By Kylie MacLellan
Britain said on Monday it would end European Union freedom of movement rules immediately after it leaves the bloc on Oct. 31 but Prime Minister Boris Johnson said the country would not be hostile to immigration.
Under Johnson’s predecessor, Theresa May, the government had said only that if Britain left the EU without a transition deal it would aim to end free movement “as soon as possible”.
Johnson, who took office last month, has promised to take Britain out of the EU with or without a deal on Oct. 31.
“Freedom of movement as it currently stands will end on 31 October when the UK leaves the EU, and after Brexit the government will introduce a new, fairer immigration system that prioritises skills and what people can contribute to the UK, rather than where they come from,” a spokesman for Britain’s interior ministry, the Home Office, said in a statement.

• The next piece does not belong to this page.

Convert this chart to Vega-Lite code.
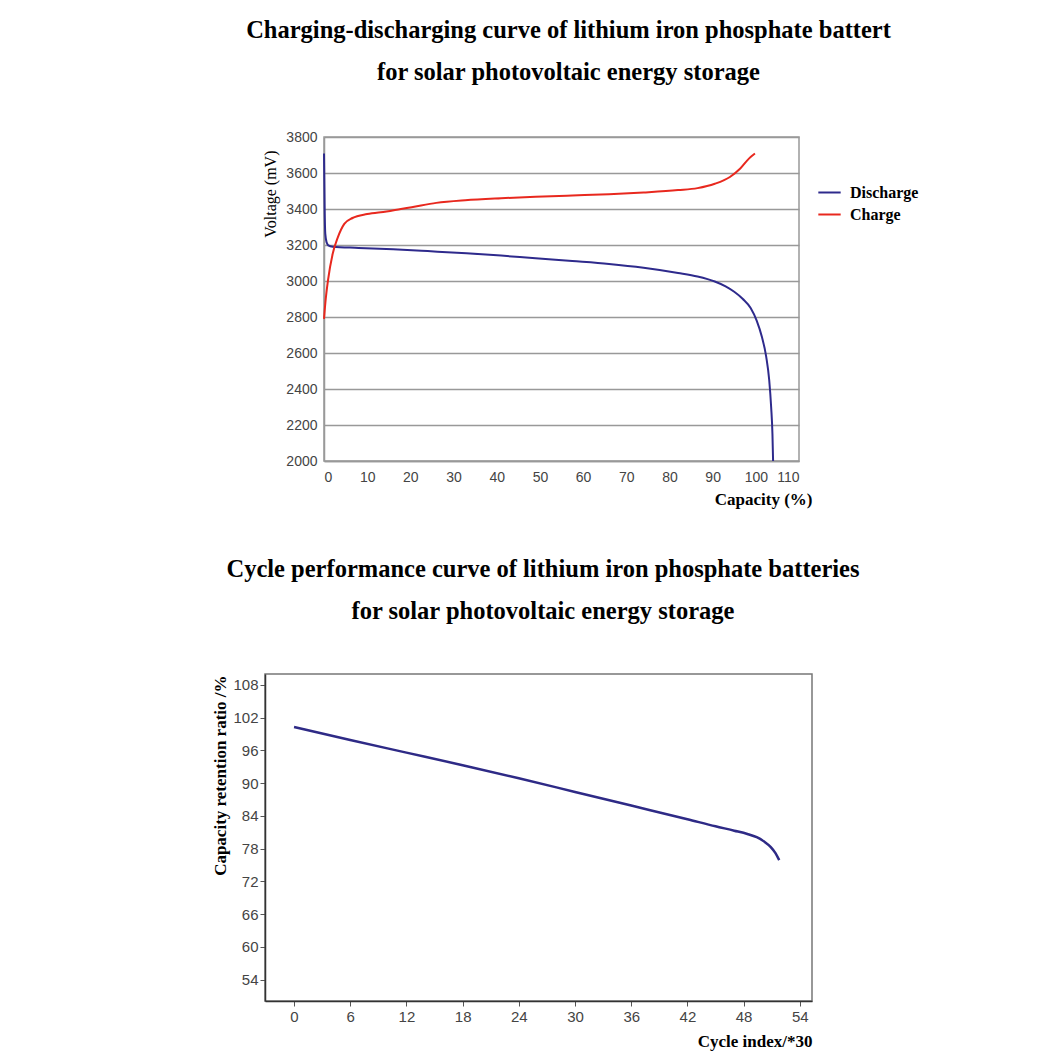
{
  "$schema": "https://vega.github.io/schema/vega-lite/v6.json",
  "padding": {"left": 5, "top": 16, "right": 5, "bottom": 5},
  "autosize": {"type": "pad"},
  "background": "white",
  "spacing": 47,
  "config": {
    "title": {"font": "Liberation Serif", "fontWeight": "bold", "fontSize": 24.5, "color": "#000", "lineHeight": 42},
    "axis": {"labelFont": "Liberation Sans", "labelColor": "#444"}
  },
  "vconcat": [
    {
      "spacing": 0,
      "hconcat": [
        {"width": 240, "height": 10, "data": {"values": []}, "mark": "point", "view": {"stroke": null, "fill": "white"}},
        {
          "width": 475,
          "height": 324,
          "title": {"text": ["Charging-discharging curve of lithium iron phosphate battert", "for solar photovoltaic energy storage"], "frame": "group", "anchor": "middle", "dx": 7, "offset": 45},
          "view": {"stroke": "#999", "strokeWidth": 1.5},
          "data": {"values": [
            {"series": "Discharge", "capacity": 0, "voltage": 3708},
            {"series": "Discharge", "capacity": 0.15, "voltage": 3400},
            {"series": "Discharge", "capacity": 0.3, "voltage": 3262},
            {"series": "Discharge", "capacity": 0.6, "voltage": 3215},
            {"series": "Discharge", "capacity": 1.0, "voltage": 3198},
            {"series": "Discharge", "capacity": 2, "voltage": 3190},
            {"series": "Discharge", "capacity": 8, "voltage": 3184},
            {"series": "Discharge", "capacity": 16, "voltage": 3176},
            {"series": "Discharge", "capacity": 24, "voltage": 3166},
            {"series": "Discharge", "capacity": 33, "voltage": 3154},
            {"series": "Discharge", "capacity": 41, "voltage": 3141},
            {"series": "Discharge", "capacity": 49, "voltage": 3126},
            {"series": "Discharge", "capacity": 57.5, "voltage": 3111},
            {"series": "Discharge", "capacity": 66, "voltage": 3095},
            {"series": "Discharge", "capacity": 74, "voltage": 3074},
            {"series": "Discharge", "capacity": 82, "voltage": 3045},
            {"series": "Discharge", "capacity": 86.5, "voltage": 3025},
            {"series": "Discharge", "capacity": 90.5, "voltage": 2997},
            {"series": "Discharge", "capacity": 93, "voltage": 2970},
            {"series": "Discharge", "capacity": 95, "voltage": 2940},
            {"series": "Discharge", "capacity": 97, "voltage": 2900},
            {"series": "Discharge", "capacity": 98.8, "voltage": 2850},
            {"series": "Discharge", "capacity": 100.2, "voltage": 2780},
            {"series": "Discharge", "capacity": 101.4, "voltage": 2690},
            {"series": "Discharge", "capacity": 102.4, "voltage": 2580},
            {"series": "Discharge", "capacity": 103.1, "voltage": 2450},
            {"series": "Discharge", "capacity": 103.55, "voltage": 2300},
            {"series": "Discharge", "capacity": 103.85, "voltage": 2150},
            {"series": "Discharge", "capacity": 104, "voltage": 2000},
            {"series": "Charge", "capacity": 0, "voltage": 2790},
            {"series": "Charge", "capacity": 0.4, "voltage": 2900},
            {"series": "Charge", "capacity": 0.9, "voltage": 3000},
            {"series": "Charge", "capacity": 2, "voltage": 3150},
            {"series": "Charge", "capacity": 3.2, "voltage": 3242},
            {"series": "Charge", "capacity": 4.7, "voltage": 3317},
            {"series": "Charge", "capacity": 6.6, "voltage": 3350},
            {"series": "Charge", "capacity": 10, "voltage": 3372},
            {"series": "Charge", "capacity": 14.5, "voltage": 3386},
            {"series": "Charge", "capacity": 17.8, "voltage": 3400},
            {"series": "Charge", "capacity": 20.3, "voltage": 3410},
            {"series": "Charge", "capacity": 26, "voltage": 3434},
            {"series": "Charge", "capacity": 32.7, "voltage": 3449},
            {"series": "Charge", "capacity": 41, "voltage": 3460},
            {"series": "Charge", "capacity": 49, "voltage": 3468},
            {"series": "Charge", "capacity": 57.5, "voltage": 3475},
            {"series": "Charge", "capacity": 66, "voltage": 3482},
            {"series": "Charge", "capacity": 74, "voltage": 3492},
            {"series": "Charge", "capacity": 82, "voltage": 3505},
            {"series": "Charge", "capacity": 86.5, "voltage": 3516},
            {"series": "Charge", "capacity": 90.5, "voltage": 3540},
            {"series": "Charge", "capacity": 94, "voltage": 3578},
            {"series": "Charge", "capacity": 96.4, "voltage": 3625},
            {"series": "Charge", "capacity": 98.4, "voltage": 3680},
            {"series": "Charge", "capacity": 99.8, "voltage": 3708}
          ]},
          "mark": {"type": "line", "interpolate": "monotone", "strokeWidth": 2},
          "encoding": {
            "x": {"field": "capacity", "type": "quantitative",
              "scale": {"domain": [0, 110], "nice": false, "zero": false},
              "axis": {"values": [0, 10, 20, 30, 40, 50, 60, 70, 80, 90, 100, 110], "format": "d", "grid": false, "ticks": false, "labelPadding": 9, "labelFontSize": 14, "domainColor": "#999", "domainWidth": 1.5,
                "title": "Capacity (%)", "titleAnchor": "end", "titleX": 488, "titleFont": "Liberation Serif", "titleFontWeight": "bold", "titleFontSize": 17, "titleColor": "#000", "titlePadding": 7}},
            "y": {"field": "voltage", "type": "quantitative",
              "scale": {"domain": [2000, 3800], "nice": false, "zero": false},
              "axis": {"values": [2000, 2200, 2400, 2600, 2800, 3000, 3200, 3400, 3600, 3800], "format": "d", "grid": true, "gridColor": "#999", "gridWidth": 1.5, "ticks": false, "labelPadding": 7, "labelFontSize": 14, "domainColor": "#999", "domainWidth": 1.5,
                "title": "Voltage (mV)", "titleAnchor": "end", "titleY": 13, "titleFont": "Liberation Serif", "titleFontWeight": "normal", "titleFontSize": 16, "titleColor": "#000", "titlePadding": 7}},
            "color": {"field": "series", "type": "nominal",
              "scale": {"domain": ["Discharge", "Charge"], "range": ["#2e2a8c", "#e8281e"]},
              "legend": {"title": null, "orient": "none", "legendX": 812, "legendY": 43, "symbolType": "stroke", "symbolSize": 500, "symbolStrokeWidth": 2, "labelOffset": 8, "labelFont": "Liberation Serif", "labelFontWeight": "bold", "labelFontSize": 16, "labelColor": "#000", "rowPadding": 1}}
          }
        }
      ]
    },
    {
      "spacing": 0,
      "hconcat": [
        {"width": 206, "height": 10, "data": {"values": []}, "mark": "point", "view": {"stroke": null, "fill": "white"}},
        {
          "width": 547,
          "height": 327,
          "title": {"text": ["Cycle performance curve of lithium iron phosphate batteries", "for solar photovoltaic energy storage"], "frame": "group", "anchor": "middle", "dx": 4.5, "offset": 50},
          "view": {"stroke": "#777", "strokeWidth": 1.5},
          "data": {"values": [
            {"cycle": 0, "retention": 100.3},
            {"cycle": 6, "retention": 97.9},
            {"cycle": 12, "retention": 95.6},
            {"cycle": 18, "retention": 93.3},
            {"cycle": 24, "retention": 90.9},
            {"cycle": 30, "retention": 88.4},
            {"cycle": 36, "retention": 85.9},
            {"cycle": 42, "retention": 83.4},
            {"cycle": 45, "retention": 82.1},
            {"cycle": 47, "retention": 81.3},
            {"cycle": 48.4, "retention": 80.7},
            {"cycle": 49.4, "retention": 80.1},
            {"cycle": 50.2, "retention": 79.3},
            {"cycle": 50.9, "retention": 78.3},
            {"cycle": 51.4, "retention": 77.2},
            {"cycle": 51.8, "retention": 75.9}
          ]},
          "mark": {"type": "line", "interpolate": "monotone", "strokeWidth": 2.5, "color": "#2e2a86"},
          "encoding": {
            "x": {"field": "cycle", "type": "quantitative",
              "scale": {"domain": [-3.1, 55.3], "nice": false, "zero": false},
              "axis": {"values": [0, 6, 12, 18, 24, 30, 36, 42, 48, 54], "grid": false, "tickSize": 5, "tickColor": "#555", "labelPadding": 3, "labelFont": "Liberation Sans Narrow, Liberation Sans", "labelFontSize": 15, "domainColor": "#333", "domainWidth": 1.5,
                "title": "Cycle index/*30", "titleAnchor": "end", "titleFont": "Liberation Serif", "titleFontWeight": "bold", "titleFontSize": 17, "titleColor": "#000", "titlePadding": 9}},
            "y": {"field": "retention", "type": "quantitative",
              "scale": {"domain": [50.1, 110], "nice": false, "zero": false},
              "axis": {"values": [54, 60, 66, 72, 78, 84, 90, 96, 102, 108], "grid": false, "tickSize": 5, "tickColor": "#555", "labelPadding": 2, "labelFont": "Liberation Sans Narrow, Liberation Sans", "labelFontSize": 15, "domainColor": "#333", "domainWidth": 1.5,
                "title": "Capacity retention ratio /%", "titleAnchor": "end", "titleY": 1, "titleFont": "Liberation Serif", "titleFontWeight": "bold", "titleFontSize": 17, "titleColor": "#000", "titlePadding": 3}}
          }
        }
      ]
    }
  ]
}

Johnson’s spokeswoman said further details on the changes to freedom of movement were being worked on and would be set out shortly but would include tougher criminality checks.

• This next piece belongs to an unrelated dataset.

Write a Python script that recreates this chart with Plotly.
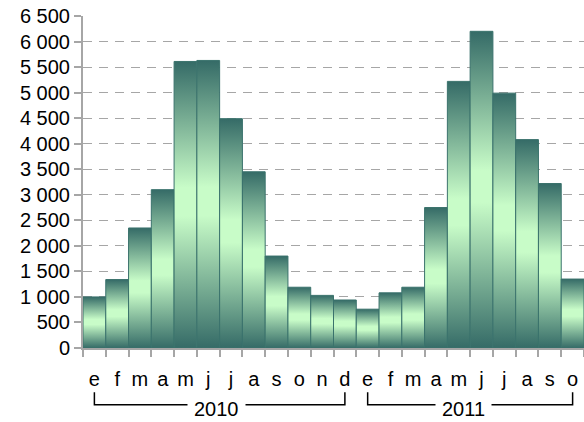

“What we are going to do is leave the EU and that means that legally all those powers revert to the UK…That does not mean that we are going to stop anybody coming into this country, it doesn’t mean that we are going to become remotely hostile to immigration or to immigrants,” Johnson told BBC Radio Cornwall.
“What it does mean is that immigration into the UK will be democratically controlled and we will be producing an Australian-style points-based system to do it.”

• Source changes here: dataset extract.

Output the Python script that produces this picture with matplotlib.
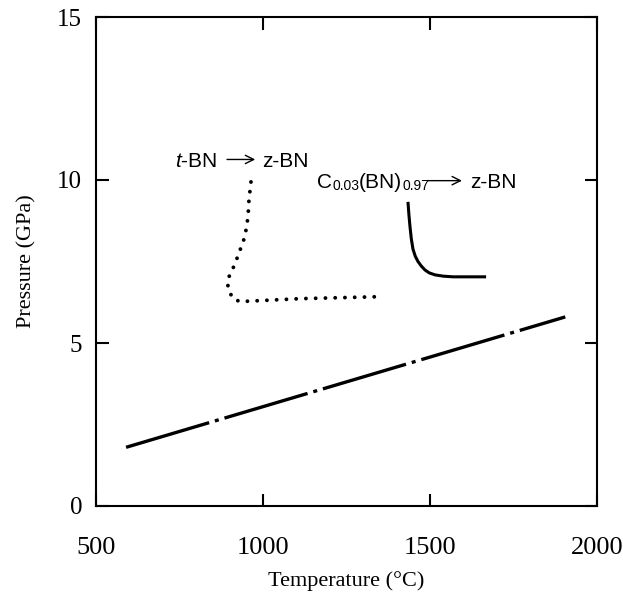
import matplotlib
matplotlib.use('Agg')
import matplotlib.pyplot as plt
from matplotlib.transforms import IdentityTransform

plt.rcParams['mathtext.fontset'] = 'custom'
plt.rcParams['mathtext.rm'] = 'Liberation Sans'
plt.rcParams['mathtext.it'] = 'Liberation Sans:italic'

# t-BN -> z-BN (dotted)
tbn_temp = [964, 958, 955, 946, 925, 907, 895, 895, 910, 931, 991, 1111, 1231, 1347]
tbn_press = [9.94, 9.39, 8.85, 8.27, 7.67, 7.21, 6.97, 6.67, 6.36, 6.27, 6.30, 6.36, 6.39, 6.42]

# C0.03(BN)0.97 -> z-BN (solid)
cbn_temp = [1434, 1437, 1440, 1444, 1449, 1456, 1464, 1474, 1485, 1498, 1515, 1540, 1569, 1668]
cbn_press = [9.33, 8.92, 8.58, 8.20, 7.88, 7.66, 7.50, 7.36, 7.24, 7.15, 7.09, 7.05, 7.03, 7.03]

# equilibrium line (dash-dot)
eq_temp = [590, 1905]
eq_press = [1.8, 5.8]

x_ticks = [500, 1000, 1500, 2000]
y_ticks = [0, 5, 10, 15]

sans = ['Liberation Sans', 'DejaVu Sans']
serif = ['Liberation Serif', 'DejaVu Serif']

fig = plt.figure(figsize=(6.23, 5.94), dpi=100)
ax = fig.add_axes([96 / 623, 1 - 506 / 594, 501 / 623, 489 / 594])

ax.plot(eq_temp, eq_press, color='black', lw=2.4,
        linestyle=(0, (26, 1.8, 1.2, 1.8)), dash_capstyle='butt')
ax.plot(tbn_temp, tbn_press, color='black', lw=2.8,
        linestyle=(0, (0.01, 2.5)), dash_capstyle='round')
ax.plot(cbn_temp, cbn_press, color='black', lw=2.2, solid_capstyle='butt')

ax.set_xlim(500, 2000)
ax.set_ylim(0, 15)
ax.set_xticks(x_ticks)
ax.set_yticks(y_ticks)

ax.set_xticklabels([str(t) for t in x_ticks], family=serif, fontsize=19)
ax.set_yticklabels([str(t) for t in y_ticks], family=serif, fontsize=18)
ax.tick_params(direction='in', length=9, width=1.5, top=True, right=True)
ax.tick_params(axis='x', pad=22)
ax.tick_params(axis='y', pad=10)
for s in ax.spines.values():
    s.set_linewidth(1.5)

ax.set_xlabel('Temperature (°C)', family=serif, fontsize=16, labelpad=9)
ax.set_ylabel('Pressure (GPa)', family=serif, fontsize=16, labelpad=15)

ax.text(737, 10.4, r'$\mathit{t}$-BN', fontsize=15, ha='left', va='baseline', family=sans)
ax.annotate('', xy=(985, 10.63), xytext=(884, 10.63),
            arrowprops=dict(arrowstyle='->', lw=1.0, color='black', mutation_scale=15))
ax.text(997, 10.4, 'z-BN', family=sans, fontsize=15, ha='left', va='baseline')

# C0.03(BN)0.97 built piece by piece so the subscripts stay small
renderer = fig.canvas.get_renderer()
px, py = ax.transData.transform((1162, 9.75))
for txt, size, drop in [('C', 15, 0), ('0.03', 10, 2), ('(BN)', 15, 0), ('0.97', 10, 2)]:
    t = fig.text(px, py - drop, txt, family=sans, fontsize=size, ha='left', va='baseline',
                 transform=IdentityTransform())
    px = t.get_window_extent(renderer).x1

ax.annotate('', xy=(1604, 9.98), xytext=(1484, 9.98),
            arrowprops=dict(arrowstyle='->', lw=1.0, color='black', mutation_scale=15))
ax.text(1620, 9.75, 'z-BN', family=sans, fontsize=15, ha='left', va='baseline')

fig.savefig('out.png', dpi=100)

Adam Marshall, Director General at the British Chambers of Commerce, said businesses had planned on the basis of no-deal guidance set out by the Home Office seven months ago.
“Now, with weeks to go, hints that it’s all up in the air again. Firms need clarity and consistency to prepare for change,” he said on Twitter.
The Home Office said there would be no change to planned rules for EU citizens and their families already living in Britain by the end of October, who would still have until at least the end of December 2020 to apply to Britain’s EU Settlement Scheme.
No one eligible for settled status would be barred from re-entering Britain when free movement ends, the Home Office said.
Joe Owen, programme director at the Institute for Government think tank, said the planned change was “close to impossible” on a practical level as it would require designing, legislating for and rolling out a new system in just over two months. It would also leave millions of EU citizens in limbo, he said.
“There would be no way for employers to distinguish between those EU citizens who have lived and worked in the UK for decades, but are yet to get settled status, and those who arrive in the days after a no-deal Brexit without a visa or permission to work,” he said.